In all, six full flights departed for Lourdes this Easter as part of the Irish Pilgrimage Trusts' trip - two each from Dublin and Shannon and one from Cork and Belfast. They brought 428 children and young people as well as 660 carers. Thousands more travelled from Britain, Jamaica, Slovakia, Croatia, the USA and beyond.
Bernadette Connolly is the charity's national co-ordinator in Ireland.
"Volunteers come from every single walk of life. You name it, they're there. People from 17 to 70 give up their time and pay for their own fares and they include students, doctors, nurses, teachers, retired people and everyone in between. Some have strong faith, others have none. The one thing everyone has in common is that desire to bring joy to the others in their groups."
And throughout the year volunteers are involved in fundraising drives. The monies raised from bag-packing, athletic endeavours and bucket collections are spent on helping young people from the local area enjoy this unique week where children are also brought to the snow-capped mountains of the Pyrenees or to the stunning beaches along the coast. At home, parents and carers get a week to unwind and rest.
I recall one year we had two brothers with autism joining us on our French odyssey. As we flew towards the channel from Cork Airport, their mother returned home to spend the first night away from her boys in nearly 15 years. It would be her first lie-in, the first time she didn't have to wake in the night to check on them. She enjoyed her first couple of days away in a hotel, and she had some vital respite knowing that her sons were in good hands.
When we returned to Cork she looked 10 years younger as she wrapped her arms around her darling boys. It was tear-jerking stuff.
There are times of complete hilarity too. I recall once when a bishop visited our hotel. The holier among us greeted him in appropriate fashion but a young comedian from Cork took one look at him and called out from his wheelchair "Who parted your hair?...Moses?" - we fell around the place.
In the early years I cried for Ireland - not in front of my young friends but when the week would end and I'd be alone. Unless you work in the caring professions, that experience of giving yourself to those less fortunate can be overwhelming but very important.
Volunteering on this week undoubtedly changed me for the better and I'll forever be grateful to a former boss who signed me up in the late 90s without bothering to ask me whether I wanted to go or not.
Over the years two of the children I've helped in Lourdes have sadly passed away. I remember so clearly how one of those lit up a room with a smile that is forever encapsulated in my memory. He had severe disabilities but particularly enjoyed the sing-alongs, the fancy-dress night, the roguery of others and the chats.
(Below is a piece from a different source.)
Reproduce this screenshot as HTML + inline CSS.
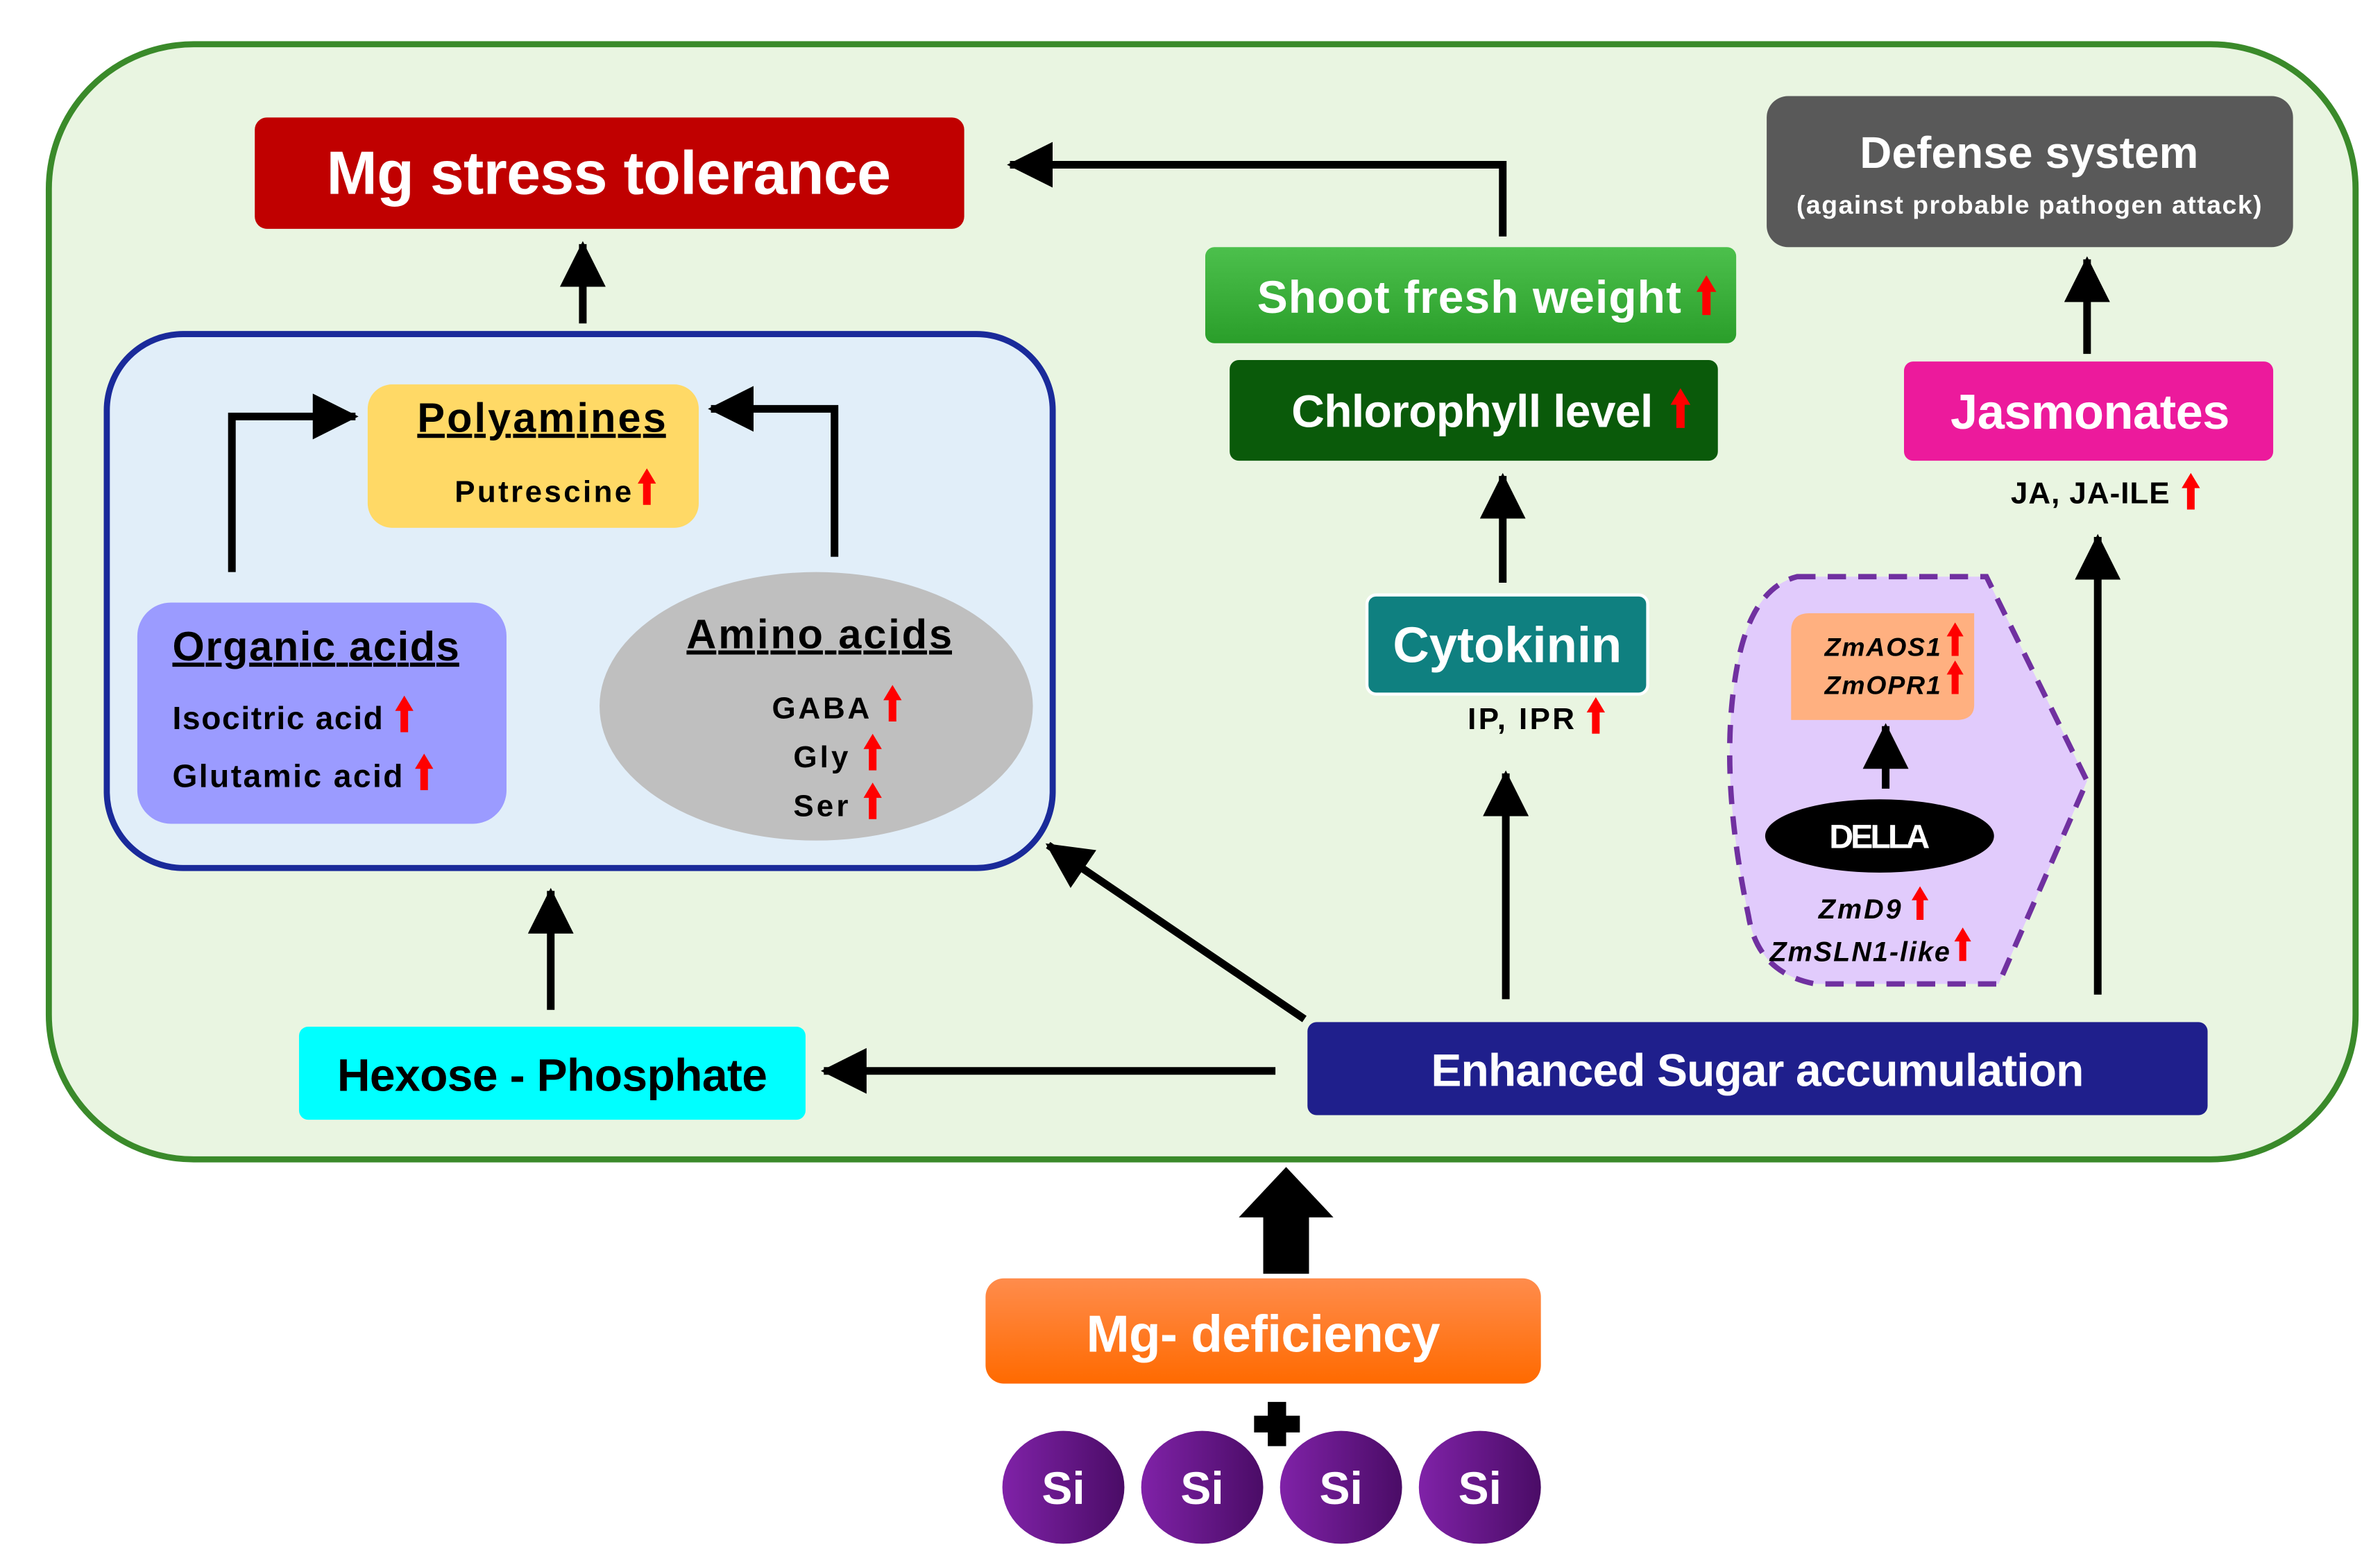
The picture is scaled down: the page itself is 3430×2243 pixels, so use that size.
<!DOCTYPE html>
<html><head><meta charset="utf-8"><style>html,body{margin:0;padding:0;background:#fff}svg{display:block}text{font-family:"Liberation Sans",sans-serif;font-weight:bold}</style></head><body>
<svg width="3430" height="2243" viewBox="0 0 1560 1020" preserveAspectRatio="none" xmlns="http://www.w3.org/2000/svg">
<defs>
<marker id="ah" markerUnits="userSpaceOnUse" markerWidth="34" markerHeight="30" refX="28" refY="15" orient="auto"><path d="M0,0 L30,15 L0,30 Z" fill="#000"/></marker>
<symbol id="up" viewBox="0 0 12 24"><path d="M6,0 L12,10 L8.5,10 L8.5,24 L3.5,24 L3.5,10 L0,10 Z" fill="#f00"/></symbol>
<linearGradient id="og" x1="0" y1="0" x2="0" y2="1"><stop offset="0" stop-color="#ff8c4c"/><stop offset="1" stop-color="#ff6a00"/></linearGradient>
<linearGradient id="gg" x1="0" y1="0" x2="0" y2="1"><stop offset="0" stop-color="#4cc04c"/><stop offset="1" stop-color="#2a9e2a"/></linearGradient>
<linearGradient id="sg" x1="0" y1="0" x2="1" y2="0"><stop offset="0" stop-color="#8022a8"/><stop offset="1" stop-color="#4a0c66"/></linearGradient>
</defs>
<rect x="32" y="29" width="1512" height="731" rx="95" fill="#e9f5e1" stroke="#3a8a2a" stroke-width="4"/>
<!-- Mg stress -->
<rect x="167" y="77" width="465" height="73" rx="8" fill="#c00000"/>
<text x="399" y="127" font-size="40" fill="#fff" text-anchor="middle" textLength="370">Mg stress tolerance</text>
<path d="M985,155 L985,108 L662,108" fill="none" stroke="#000" stroke-width="5" marker-end="url(#ah)"/>
<!-- Defense -->
<rect x="1158" y="63" width="345" height="99" rx="14" fill="#595959"/>
<text x="1330" y="110" font-size="29" fill="#fff" text-anchor="middle" textLength="222">Defense system</text>
<text x="1330" y="140" font-size="17" fill="#fff" text-anchor="middle" textLength="305">(against probable pathogen attack)</text>
<!-- shoot -->
<rect x="790" y="162" width="348" height="63" rx="6" fill="url(#gg)"/>
<text x="963" y="205" font-size="30" fill="#fff" text-anchor="middle" textLength="278">Shoot fresh weight</text>
<use href="#up" x="1112" y="180" width="13" height="27"/>
<rect x="806" y="236" width="320" height="66" rx="6" fill="#0a5a0a"/>
<text x="965" y="280" font-size="30" fill="#fff" text-anchor="middle" textLength="237">Chlorophyll level</text>
<use href="#up" x="1095" y="254" width="13" height="27"/>
<!-- Jasmonates -->
<rect x="1248" y="237" width="242" height="65" rx="6" fill="#ec1a9c"/>
<text x="1370" y="281" font-size="32" fill="#fff" text-anchor="middle" textLength="183">Jasmonates</text>
<text x="1318" y="330" font-size="20" fill="#000" textLength="104">JA, JA-ILE</text>
<use href="#up" x="1430" y="310" width="12" height="24"/>
<path d="M1368,232 L1368,170" stroke="#000" stroke-width="5" marker-end="url(#ah)"/>
<!-- container -->
<rect x="70" y="219" width="620" height="350" rx="50" fill="#e1eef9" stroke="#1a2a9a" stroke-width="4"/>
<path d="M382,212 L382,160" stroke="#000" stroke-width="5" marker-end="url(#ah)"/>
<rect x="241" y="252" width="217" height="94" rx="16" fill="#ffd966"/>
<text x="355" y="283" font-size="27" fill="#000" text-anchor="middle" text-decoration="underline" textLength="163">Polyamines</text>
<text x="298" y="329" font-size="20" fill="#000" textLength="116">Putrescine</text>
<use href="#up" x="418" y="307" width="12" height="24"/>
<path d="M152,375 L152,273 L233,273" fill="none" stroke="#000" stroke-width="5" marker-end="url(#ah)"/>
<path d="M547,365 L547,268 L466,268" fill="none" stroke="#000" stroke-width="5" marker-end="url(#ah)"/>
<rect x="90" y="395" width="242" height="145" rx="22" fill="#9b9bff"/>
<text x="207" y="433" font-size="27" fill="#000" text-anchor="middle" text-decoration="underline" textLength="188">Organic acids</text>
<text x="113" y="478" font-size="21" fill="#000" textLength="138">Isocitric acid</text>
<use href="#up" x="259" y="456" width="12" height="24"/>
<text x="113" y="516" font-size="21" fill="#000" textLength="151">Glutamic acid</text>
<use href="#up" x="272" y="494" width="12" height="24"/>
<ellipse cx="535" cy="463" rx="142" ry="88" fill="#bfbfbf"/>
<text x="537" y="425" font-size="27" fill="#000" text-anchor="middle" text-decoration="underline" textLength="174">Amino acids</text>
<text x="506" y="471" font-size="20" fill="#000" textLength="64">GABA</text>
<use href="#up" x="579" y="449" width="12" height="24"/>
<text x="520" y="503" font-size="20" fill="#000" textLength="36">Gly</text>
<use href="#up" x="566" y="481" width="12" height="24"/>
<text x="520" y="535" font-size="20" fill="#000" textLength="36">Ser</text>
<use href="#up" x="566" y="513" width="12" height="24"/>
<!-- cytokinin -->
<path d="M985,382 L985,312" stroke="#000" stroke-width="5" marker-end="url(#ah)"/>
<rect x="896" y="390" width="184" height="65" rx="6" fill="#0f8080" stroke="#fff" stroke-width="2"/>
<text x="988" y="434" font-size="33" fill="#fff" text-anchor="middle" textLength="150">Cytokinin</text>
<text x="962" y="478" font-size="20" fill="#000" textLength="70">IP, IPR</text>
<use href="#up" x="1040" y="457" width="12" height="24"/>
<path d="M987,655 L987,507" stroke="#000" stroke-width="5" marker-end="url(#ah)"/>
<!-- DELLA region -->
<path d="M1178,378 L1302,378 L1368,512 L1310,645 L1190,645 Q1152,638 1146,600 Q1125,500 1140,430 Q1150,385 1178,378 Z" fill="#e1cbfc" stroke="#7030a0" stroke-width="3.5" stroke-dasharray="12,8"/>
<path d="M1174,402 L1282,402 L1294,402 L1294,462 Q1294,472 1282,472 L1174,472 L1174,414 Q1174,402 1186,402 Z" fill="#ffb080"/>
<text x="1196" y="430" font-size="17" fill="#000" font-style="italic" textLength="76">ZmAOS1</text>
<use href="#up" x="1276" y="408" width="11" height="22"/>
<text x="1196" y="455" font-size="17" fill="#000" font-style="italic" textLength="76">ZmOPR1</text>
<use href="#up" x="1276" y="433" width="11" height="22"/>
<path d="M1236,517 L1236,476" stroke="#000" stroke-width="5" marker-end="url(#ah)"/>
<ellipse cx="1232" cy="548" rx="75" ry="24" fill="#000"/>
<text x="1232" y="556" font-size="22" fill="#fff" text-anchor="middle" textLength="66">DELLA</text>
<text x="1192" y="602" font-size="18" fill="#000" font-style="italic" textLength="54">ZmD9</text>
<use href="#up" x="1253" y="581" width="11" height="22"/>
<text x="1160" y="630" font-size="18" fill="#000" font-style="italic" textLength="118">ZmSLN1-like</text>
<use href="#up" x="1281" y="608" width="11" height="22"/>
<path d="M1375,652 L1375,352" stroke="#000" stroke-width="5" marker-end="url(#ah)"/>
<!-- bottom row -->
<rect x="196" y="673" width="332" height="61" rx="6" fill="#00ffff"/>
<text x="362" y="715" font-size="30" fill="#000" text-anchor="middle" textLength="282">Hexose - Phosphate</text>
<path d="M361,662 L361,584" stroke="#000" stroke-width="5" marker-end="url(#ah)"/>
<rect x="857" y="670" width="590" height="61" rx="6" fill="#1f1f8c"/>
<text x="1152" y="712" font-size="30" fill="#fff" text-anchor="middle" textLength="428">Enhanced Sugar accumulation</text>
<path d="M836,702 L540,702" stroke="#000" stroke-width="5" marker-end="url(#ah)"/>
<path d="M855,668 L687,554" stroke="#000" stroke-width="5" marker-end="url(#ah)"/>
<!-- block arrow -->
<path d="M828,835 L828,798 L812,798 L843,765 L874,798 L858,798 L858,835 Z" fill="#000"/>
<rect x="646" y="838" width="364" height="69" rx="12" fill="url(#og)"/>
<text x="828" y="886" font-size="34" fill="#fff" text-anchor="middle" textLength="232">Mg- deficiency</text>
<path d="M831,919 L843,919 L843,928 L852,928 L852,939 L843,939 L843,948 L831,948 L831,939 L822,939 L822,928 L831,928 Z" fill="#000"/>
<g font-size="30" fill="#fff" text-anchor="middle">
<ellipse cx="697" cy="975" rx="40" ry="37" fill="url(#sg)"/><text x="697" y="986" fill="#fff">Si</text>
<ellipse cx="788" cy="975" rx="40" ry="37" fill="url(#sg)"/><text x="788" y="986" fill="#fff">Si</text>
<ellipse cx="879" cy="975" rx="40" ry="37" fill="url(#sg)"/><text x="879" y="986" fill="#fff">Si</text>
<ellipse cx="970" cy="975" rx="40" ry="37" fill="url(#sg)"/><text x="970" y="986" fill="#fff">Si</text>
</g>
</svg>
</body></html>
This year my wife, two daughters and son made the journey to Lourdes to help with my brother-in-law's group. And even though we'd seen it all before so many times, there was something fresh and thoroughly inspiring about the reaction of first-time visitors, especially those wonderful young people whose lives can be so difficult. Some people have been helping out in Lourdes every Easter for over 50 years. It's an integral part of who and what they are.
At the end of these emotionally charged weeks I always feel that the helping goes both ways. We bring joy, love and laughter to our new young friends - and they reciprocate in spades. It should be a template for the rest of the year.